◆ **WRITTEN PROBLEM**
Write the data below out exactly as it stands. Do not include the pictures.
======== MATERIAL
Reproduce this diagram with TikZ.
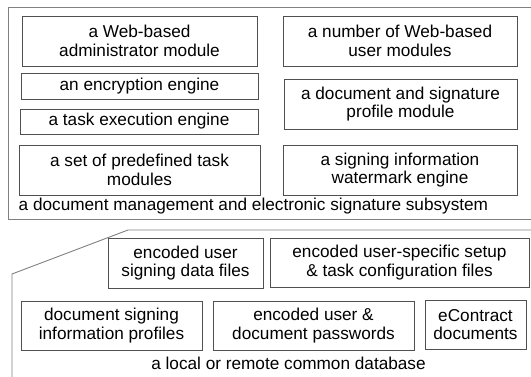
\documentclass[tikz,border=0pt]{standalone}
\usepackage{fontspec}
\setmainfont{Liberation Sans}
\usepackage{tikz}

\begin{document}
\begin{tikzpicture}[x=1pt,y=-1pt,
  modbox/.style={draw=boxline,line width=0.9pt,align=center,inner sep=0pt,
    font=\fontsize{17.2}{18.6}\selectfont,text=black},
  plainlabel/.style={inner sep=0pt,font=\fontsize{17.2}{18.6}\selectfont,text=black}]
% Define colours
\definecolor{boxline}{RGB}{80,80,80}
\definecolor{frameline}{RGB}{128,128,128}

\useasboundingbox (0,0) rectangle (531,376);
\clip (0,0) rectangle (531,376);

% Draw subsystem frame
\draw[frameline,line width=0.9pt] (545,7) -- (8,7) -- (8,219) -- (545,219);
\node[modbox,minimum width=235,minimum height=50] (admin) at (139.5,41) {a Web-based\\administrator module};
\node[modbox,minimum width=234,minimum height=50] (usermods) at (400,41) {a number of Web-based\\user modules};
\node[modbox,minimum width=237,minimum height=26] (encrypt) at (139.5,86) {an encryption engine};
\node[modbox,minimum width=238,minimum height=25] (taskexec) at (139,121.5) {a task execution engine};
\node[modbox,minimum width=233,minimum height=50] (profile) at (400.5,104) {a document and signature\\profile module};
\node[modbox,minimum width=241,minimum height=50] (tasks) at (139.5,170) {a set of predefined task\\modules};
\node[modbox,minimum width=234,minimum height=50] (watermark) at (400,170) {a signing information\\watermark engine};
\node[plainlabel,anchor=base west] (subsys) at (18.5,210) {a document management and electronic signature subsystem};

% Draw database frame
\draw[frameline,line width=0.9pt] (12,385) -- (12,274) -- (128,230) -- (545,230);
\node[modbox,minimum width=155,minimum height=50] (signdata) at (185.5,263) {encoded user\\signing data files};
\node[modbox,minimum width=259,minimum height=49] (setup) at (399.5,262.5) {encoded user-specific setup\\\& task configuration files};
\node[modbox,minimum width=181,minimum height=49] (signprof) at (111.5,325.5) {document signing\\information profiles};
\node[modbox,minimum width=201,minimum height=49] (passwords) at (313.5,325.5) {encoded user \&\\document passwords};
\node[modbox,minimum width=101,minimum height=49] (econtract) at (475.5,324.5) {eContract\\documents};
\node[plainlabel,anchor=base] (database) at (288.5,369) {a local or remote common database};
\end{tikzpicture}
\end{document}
================
◆ **FULL RESPONSE**
Reproduce this diagram with TikZ.
\documentclass[tikz,border=0pt]{standalone}
\usepackage{fontspec}
\setmainfont{Liberation Sans}
\usepackage{tikz}

\begin{document}
\begin{tikzpicture}[x=1pt,y=-1pt,
  modbox/.style={draw=boxline,line width=0.9pt,align=center,inner sep=0pt,
    font=\fontsize{17.2}{18.6}\selectfont,text=black},
  plainlabel/.style={inner sep=0pt,font=\fontsize{17.2}{18.6}\selectfont,text=black}]
% Define colours
\definecolor{boxline}{RGB}{80,80,80}
\definecolor{frameline}{RGB}{128,128,128}

\useasboundingbox (0,0) rectangle (531,376);
\clip (0,0) rectangle (531,376);

% Draw subsystem frame
\draw[frameline,line width=0.9pt] (545,7) -- (8,7) -- (8,219) -- (545,219);
\node[modbox,minimum width=235,minimum height=50] (admin) at (139.5,41) {a Web-based\\administrator module};
\node[modbox,minimum width=234,minimum height=50] (usermods) at (400,41) {a number of Web-based\\user modules};
\node[modbox,minimum width=237,minimum height=26] (encrypt) at (139.5,86) {an encryption engine};
\node[modbox,minimum width=238,minimum height=25] (taskexec) at (139,121.5) {a task execution engine};
\node[modbox,minimum width=233,minimum height=50] (profile) at (400.5,104) {a document and signature\\profile module};
\node[modbox,minimum width=241,minimum height=50] (tasks) at (139.5,170) {a set of predefined task\\modules};
\node[modbox,minimum width=234,minimum height=50] (watermark) at (400,170) {a signing information\\watermark engine};
\node[plainlabel,anchor=base west] (subsys) at (18.5,210) {a document management and electronic signature subsystem};

% Draw database frame
\draw[frameline,line width=0.9pt] (12,385) -- (12,274) -- (128,230) -- (545,230);
\node[modbox,minimum width=155,minimum height=50] (signdata) at (185.5,263) {encoded user\\signing data files};
\node[modbox,minimum width=259,minimum height=49] (setup) at (399.5,262.5) {encoded user-specific setup\\\& task configuration files};
\node[modbox,minimum width=181,minimum height=49] (signprof) at (111.5,325.5) {document signing\\information profiles};
\node[modbox,minimum width=201,minimum height=49] (passwords) at (313.5,325.5) {encoded user \&\\document passwords};
\node[modbox,minimum width=101,minimum height=49] (econtract) at (475.5,324.5) {eContract\\documents};
\node[plainlabel,anchor=base] (database) at (288.5,369) {a local or remote common database};
\end{tikzpicture}
\end{document}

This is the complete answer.